Larissa, segundo a descrição da irmã mais velha, a cabeleireira Rosana Rodrigues de Lima, 33 anos, sempre pensava no melhor. “Ela ajudava sempre a família. Ela pensava muito no futuro, tinha muitos sonhos para realizar. Ela dizia que, quando tivesse condições, ajustaria a casa de nossa mãe. E ajeitou. Ela tinha muitos sonhos que uma pessoa simplesmente destruiu. O nosso mundo hoje não tem mais amor ao próximo. É cada um por si, se mata como se estivesse matando uma barata. Eu não sei como que uma pessoa dessa, que mata brutalmente, consegue dormir”, desabafa a irmã.
A mãe completa: “Ela era uma pessoa muito alegre, brincalhona e gostava de ajudar as pessoas, sem importar a quem. Era uma pessoa muito meiga. Ela subia a escada da minha casa e dizia ‘e aí, coroa, o café já está pronto?'”, relembra Rosângela.
A matriarca critica a falta de ajuda financeira e rede de apoio. “Eu não tenho apoio de ninguém. É a terceira audiência que a gente está vindo e eu estou gastando do meu bolso. Eu só quero justiça, que ele pague pelo que fez. Ele tem um filho, deveria ter pensado no filho dele. O pobre não tem privilégio. Se fosse a filha de um rico, eu tenho certeza que já teriam feito algo, mas como é pobre acham que pobre não é gente”, confessa a mãe.
E mesmo com os gastos, Rosângela promete ir até o fim. “Eu vendo a minha casa se for preciso, mas eu vou vir em todas as audiências, nem que eu venha a pé um mês antes”, continua.

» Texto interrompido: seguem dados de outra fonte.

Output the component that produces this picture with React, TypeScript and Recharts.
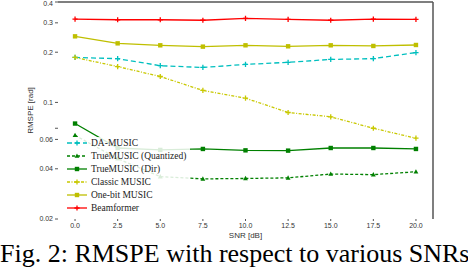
import { LineChart, Line, XAxis, YAxis, ReferenceLine } from "recharts";

const snr = [0, 2.5, 5, 7.5, 10, 12.5, 15, 17.5, 20];
const daMusic = [0.186, 0.183, 0.166, 0.162, 0.169, 0.174, 0.181, 0.183, 0.199];
const trueQuantized = [0.0635, 0.046, 0.0359, 0.0348, 0.035, 0.0353, 0.0372, 0.0369, 0.0384];
const trueDir = [0.0747, 0.0533, 0.0519, 0.0526, 0.0516, 0.0514, 0.0533, 0.0533, 0.0526];
const classicMusic = [0.186, 0.164, 0.143, 0.118, 0.106, 0.087, 0.082, 0.07, 0.061];
const oneBitMusic = [0.249, 0.226, 0.22, 0.216, 0.22, 0.217, 0.22, 0.218, 0.221];
const beamformer = [0.316, 0.313, 0.313, 0.311, 0.319, 0.315, 0.311, 0.316, 0.315];

const xTicks = [0, 2.5, 5, 7.5, 10, 12.5, 15, 17.5, 20];
const yTicks = [0.02, 0.04, 0.06, 0.07, 0.1, 0.2, 0.3, 0.4];

const data = snr.map((s, i) => ({
  snr: s,
  da: daMusic[i],
  tq: trueQuantized[i],
  td: trueDir[i],
  cl: classicMusic[i],
  ob: oneBitMusic[i],
  bf: beamformer[i],
}));

type Shape = "plus" | "square" | "triangle";

const series: { key: string; name: string; color: string; dash?: string; shape: Shape }[] = [
  { key: "da", name: "DA-MUSIC", color: "#00bfbf", dash: "5 3", shape: "plus" },
  { key: "tq", name: "TrueMUSIC (Quantized)", color: "#008000", dash: "3 2", shape: "triangle" },
  { key: "td", name: "TrueMUSIC (Dir)", color: "#008000", shape: "square" },
  { key: "cl", name: "Classic MUSIC", color: "#c8c800", dash: "3 1.5 1 1.5", shape: "plus" },
  { key: "ob", name: "One-bit MUSIC", color: "#bfbf00", shape: "square" },
  { key: "bf", name: "Beamformer", color: "#ff0000", shape: "plus" },
];

const marker = (shape: Shape, cx: number, cy: number, color: string, key?: string) => {
  if (shape === "square") {
    return <rect key={key} x={cx - 2.2} y={cy - 2.2} width={4.4} height={4.4} fill={color} />;
  }
  if (shape === "triangle") {
    return <polygon key={key} points={`${cx},${cy - 2.6} ${cx + 2.4},${cy + 1.8} ${cx - 2.4},${cy + 1.8}`} fill={color} />;
  }
  return (
    <path key={key} d={`M${cx - 2.6},${cy}H${cx + 2.6}M${cx},${cy - 2.6}V${cy + 2.6}`} stroke={color} strokeWidth={1.3} />
  );
};

// y tick labels; the top one is nudged down so it isn't clipped
const YTick = (props: any) => {
  const { x, y, payload } = props;
  const v = payload.value;
  if (v === 0.07) return <g />;
  return (
    <text
      x={x}
      y={v === 0.4 ? y + 2 : y}
      dy="0.35em"
      textAnchor="end"
      fontSize={7}
      fill="#333"
      fontFamily="Liberation Sans"
    >
      {String(v)}
    </text>
  );
};

// legend drawn as an overlay so it doesn't shrink the plot area
const LegendBox = () => (
  <div
    style={{
      position: "absolute",
      left: 64,
      top: 137,
      background: "rgba(255,255,255,0.85)",
      padding: "0 4px 0 2px",
    }}
  >
    {series.map((s) => (
      <div key={s.key} style={{ display: "flex", alignItems: "center", height: 12.9 }}>
        <svg width={22} height={10}>
          <line x1={1} y1={5} x2={21} y2={5} stroke={s.color} strokeWidth={1.3} strokeDasharray={s.dash} />
          {marker(s.shape, 11, 5, s.color)}
        </svg>
        <span style={{ marginLeft: 3, fontFamily: "Liberation Serif", fontSize: 9.5, color: "#222", whiteSpace: "nowrap" }}>
          {s.name}
        </span>
      </div>
    ))}
  </div>
);

export default function App() {
  return (
    <div style={{ position: "absolute", left: 0, top: 0, width: 468, height: 270, background: "#fff", overflow: "hidden" }}>
      <LineChart width={468} height={245} data={data} margin={{ top: 2, right: 35, bottom: 0, left: 0 }}>
        <XAxis
          dataKey="snr"
          type="number"
          domain={[-1, 21]}
          ticks={xTicks}
          interval={0}
          tickFormatter={(v: number) => v.toFixed(1)}
          axisLine={false}
          tickSize={2}
          height={26}
          tick={{ fontSize: 7, fill: "#333", fontFamily: "Liberation Sans" }}
          tickLine={{ stroke: "#555" }}
          label={{ value: "SNR [dB]", position: "insideBottom", offset: 7, fontSize: 8, fill: "#333", fontFamily: "Liberation Sans" }}
        />
        <YAxis
          scale="log"
          domain={[0.02, 0.4]}
          allowDataOverflow
          ticks={yTicks}
          interval={0}
          axisLine={false}
          tickSize={3}
          width={58}
          tick={<YTick />}
          tickLine={{ stroke: "#555" }}
          label={{
            value: "RMSPE [rad]",
            angle: -90,
            position: "insideLeft",
            offset: 30,
            fontSize: 8,
            fill: "#333",
            fontFamily: "Liberation Sans",
            style: { textAnchor: "middle" },
          }}
        />
        <ReferenceLine y={0.4} stroke="#555" strokeWidth={1.5} />
        <ReferenceLine x={21} stroke="#555" strokeWidth={1.5} />
        {series.map((s) => (
          <Line
            key={s.key}
            dataKey={s.key}
            name={s.name}
            stroke={s.color}
            strokeWidth={1.3}
            strokeDasharray={s.dash}
            isAnimationActive={false}
            dot={(p: any) => marker(s.shape, p.cx, p.cy, s.color, `${s.key}-${p.index}`)}
            activeDot={false}
          />
        ))}
      </LineChart>
      <LegendBox />
      <div
        style={{
          position: "absolute",
          left: 0,
          top: 242,
          width: 468,
          textAlign: "center",
          fontFamily: "Liberation Serif",
          fontSize: 26,
          lineHeight: "24px",
          color: "#000",
          whiteSpace: "nowrap",
        }}
      >
        Fig. 2: RMSPE with respect to various SNRs
      </div>
    </div>
  );
}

Larissa dizia para a mãe não se preocupar porque a qualquer hora ela poderia ser presa ou morta. Todas as noites, então, Rosângela rezava, pois sabia que a vida que ela levava em São Paulo lhe trazia muitos riscos e que era muito humilhante. Apesar disso, conta Rosângela, ela nunca imaginou que haveria tanta brutalidade. “Ele [Jonatas] matou por prazer. Não se mata nenhum cachorro da forma que ele matou Larissa, porque até um cachorro hoje tem punição. Ele foi muito bruto, Larissa não merecia isso. Ela era uma pessoa muito boa, muito caridosa e ninguém socorreu ela”, desabafa.